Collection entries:
╔══
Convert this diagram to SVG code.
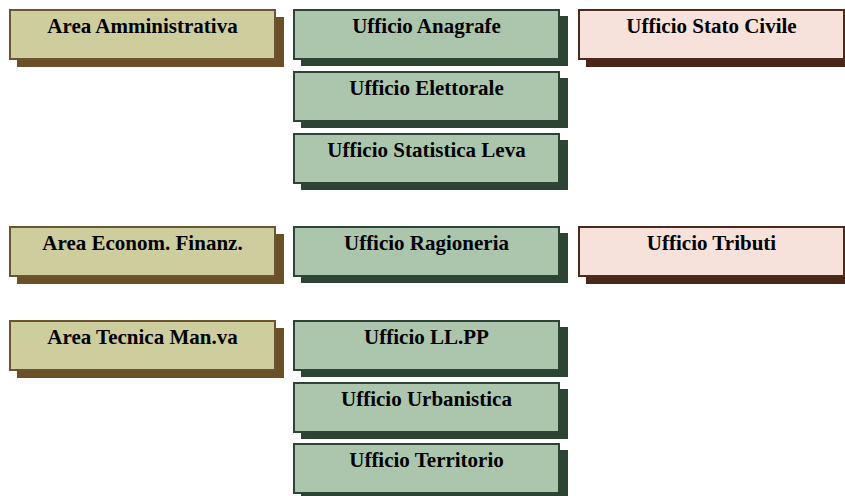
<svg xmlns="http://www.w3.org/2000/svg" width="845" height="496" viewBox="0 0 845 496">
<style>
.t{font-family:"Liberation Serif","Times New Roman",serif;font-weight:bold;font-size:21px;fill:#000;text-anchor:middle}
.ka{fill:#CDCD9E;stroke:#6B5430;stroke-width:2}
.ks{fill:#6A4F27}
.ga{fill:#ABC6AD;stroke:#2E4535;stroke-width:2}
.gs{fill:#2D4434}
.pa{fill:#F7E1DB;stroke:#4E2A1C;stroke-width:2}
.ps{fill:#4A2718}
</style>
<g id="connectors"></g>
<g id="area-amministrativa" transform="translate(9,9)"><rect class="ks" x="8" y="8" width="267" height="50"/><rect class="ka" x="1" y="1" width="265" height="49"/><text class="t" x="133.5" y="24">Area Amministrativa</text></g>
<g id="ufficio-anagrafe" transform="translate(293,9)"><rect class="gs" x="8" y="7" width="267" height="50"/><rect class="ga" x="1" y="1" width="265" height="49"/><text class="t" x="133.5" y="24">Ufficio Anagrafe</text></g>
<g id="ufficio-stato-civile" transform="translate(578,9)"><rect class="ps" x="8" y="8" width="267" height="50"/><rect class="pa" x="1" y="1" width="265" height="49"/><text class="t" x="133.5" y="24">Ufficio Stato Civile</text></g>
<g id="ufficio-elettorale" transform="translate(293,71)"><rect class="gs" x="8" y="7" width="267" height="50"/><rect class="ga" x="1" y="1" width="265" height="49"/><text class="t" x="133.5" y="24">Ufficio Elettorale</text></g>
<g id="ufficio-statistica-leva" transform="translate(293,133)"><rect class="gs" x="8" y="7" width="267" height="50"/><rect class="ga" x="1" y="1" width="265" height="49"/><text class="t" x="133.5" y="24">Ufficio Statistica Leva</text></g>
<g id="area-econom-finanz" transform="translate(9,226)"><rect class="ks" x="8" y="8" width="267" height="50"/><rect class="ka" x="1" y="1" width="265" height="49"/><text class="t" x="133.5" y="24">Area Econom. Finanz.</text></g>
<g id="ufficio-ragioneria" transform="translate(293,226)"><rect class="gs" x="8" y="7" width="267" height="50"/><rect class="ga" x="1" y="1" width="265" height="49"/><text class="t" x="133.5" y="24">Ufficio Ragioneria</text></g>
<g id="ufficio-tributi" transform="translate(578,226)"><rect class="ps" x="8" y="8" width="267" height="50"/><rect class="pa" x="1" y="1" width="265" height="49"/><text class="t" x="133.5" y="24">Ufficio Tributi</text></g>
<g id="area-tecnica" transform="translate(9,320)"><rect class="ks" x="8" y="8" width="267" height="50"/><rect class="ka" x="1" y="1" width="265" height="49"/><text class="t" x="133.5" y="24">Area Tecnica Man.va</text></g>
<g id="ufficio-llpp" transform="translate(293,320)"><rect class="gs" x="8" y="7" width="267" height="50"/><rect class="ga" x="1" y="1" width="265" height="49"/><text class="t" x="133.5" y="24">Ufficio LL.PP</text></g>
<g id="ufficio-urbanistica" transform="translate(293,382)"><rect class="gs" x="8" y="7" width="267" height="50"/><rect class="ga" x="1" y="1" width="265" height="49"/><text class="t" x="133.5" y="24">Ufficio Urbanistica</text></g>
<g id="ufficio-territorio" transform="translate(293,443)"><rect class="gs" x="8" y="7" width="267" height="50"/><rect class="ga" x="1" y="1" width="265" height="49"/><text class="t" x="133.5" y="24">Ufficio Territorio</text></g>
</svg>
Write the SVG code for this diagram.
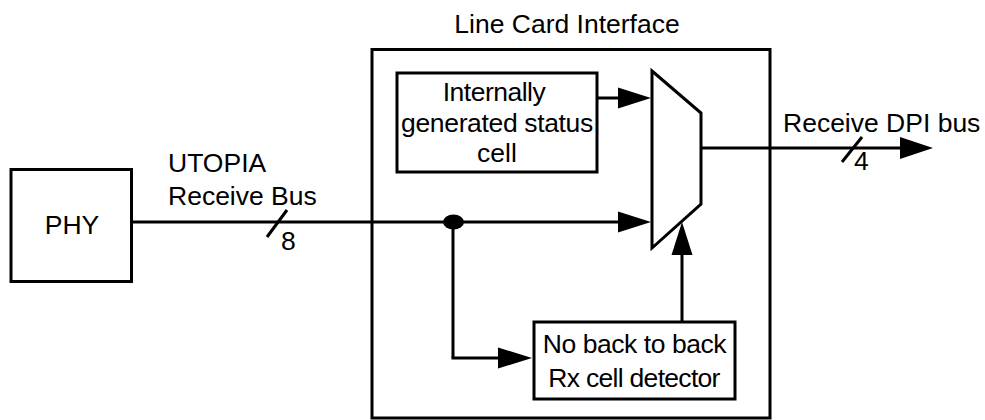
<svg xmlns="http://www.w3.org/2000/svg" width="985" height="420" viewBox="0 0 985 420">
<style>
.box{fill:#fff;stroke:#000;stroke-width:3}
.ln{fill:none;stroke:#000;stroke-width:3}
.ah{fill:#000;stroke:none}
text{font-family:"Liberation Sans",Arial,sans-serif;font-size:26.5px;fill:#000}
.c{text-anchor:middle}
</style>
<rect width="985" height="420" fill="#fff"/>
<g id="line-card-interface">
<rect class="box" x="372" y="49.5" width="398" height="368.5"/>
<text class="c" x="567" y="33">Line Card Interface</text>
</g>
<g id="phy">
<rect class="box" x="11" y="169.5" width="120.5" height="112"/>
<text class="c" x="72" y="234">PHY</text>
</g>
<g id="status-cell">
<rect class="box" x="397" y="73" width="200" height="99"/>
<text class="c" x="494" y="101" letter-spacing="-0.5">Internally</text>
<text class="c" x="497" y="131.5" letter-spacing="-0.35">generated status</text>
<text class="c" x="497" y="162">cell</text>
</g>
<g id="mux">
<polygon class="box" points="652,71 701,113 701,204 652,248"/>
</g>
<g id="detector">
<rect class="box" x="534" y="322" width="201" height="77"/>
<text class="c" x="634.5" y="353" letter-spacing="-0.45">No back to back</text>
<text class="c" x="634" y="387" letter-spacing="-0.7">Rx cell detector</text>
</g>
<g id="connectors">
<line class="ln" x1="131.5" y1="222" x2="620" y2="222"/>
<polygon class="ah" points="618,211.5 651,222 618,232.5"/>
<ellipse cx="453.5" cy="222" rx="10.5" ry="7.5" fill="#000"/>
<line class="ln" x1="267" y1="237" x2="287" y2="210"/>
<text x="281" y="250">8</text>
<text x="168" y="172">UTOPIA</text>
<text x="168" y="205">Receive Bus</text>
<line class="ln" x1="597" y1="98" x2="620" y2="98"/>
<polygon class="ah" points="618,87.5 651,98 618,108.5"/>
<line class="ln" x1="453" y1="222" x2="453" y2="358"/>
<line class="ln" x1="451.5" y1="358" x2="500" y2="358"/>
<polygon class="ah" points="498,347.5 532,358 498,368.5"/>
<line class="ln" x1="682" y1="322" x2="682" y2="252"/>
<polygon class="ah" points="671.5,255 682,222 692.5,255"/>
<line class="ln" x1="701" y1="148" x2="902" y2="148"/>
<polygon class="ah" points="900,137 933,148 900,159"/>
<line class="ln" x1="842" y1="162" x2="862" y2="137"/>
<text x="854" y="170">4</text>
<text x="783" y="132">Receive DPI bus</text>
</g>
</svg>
╚══
**EXERCISE DIRECTIONS**
Copy out all lines that carry the word "diagram".

**THE SOLUTION**
Convert this diagram to SVG code.
Write the SVG code for this diagram.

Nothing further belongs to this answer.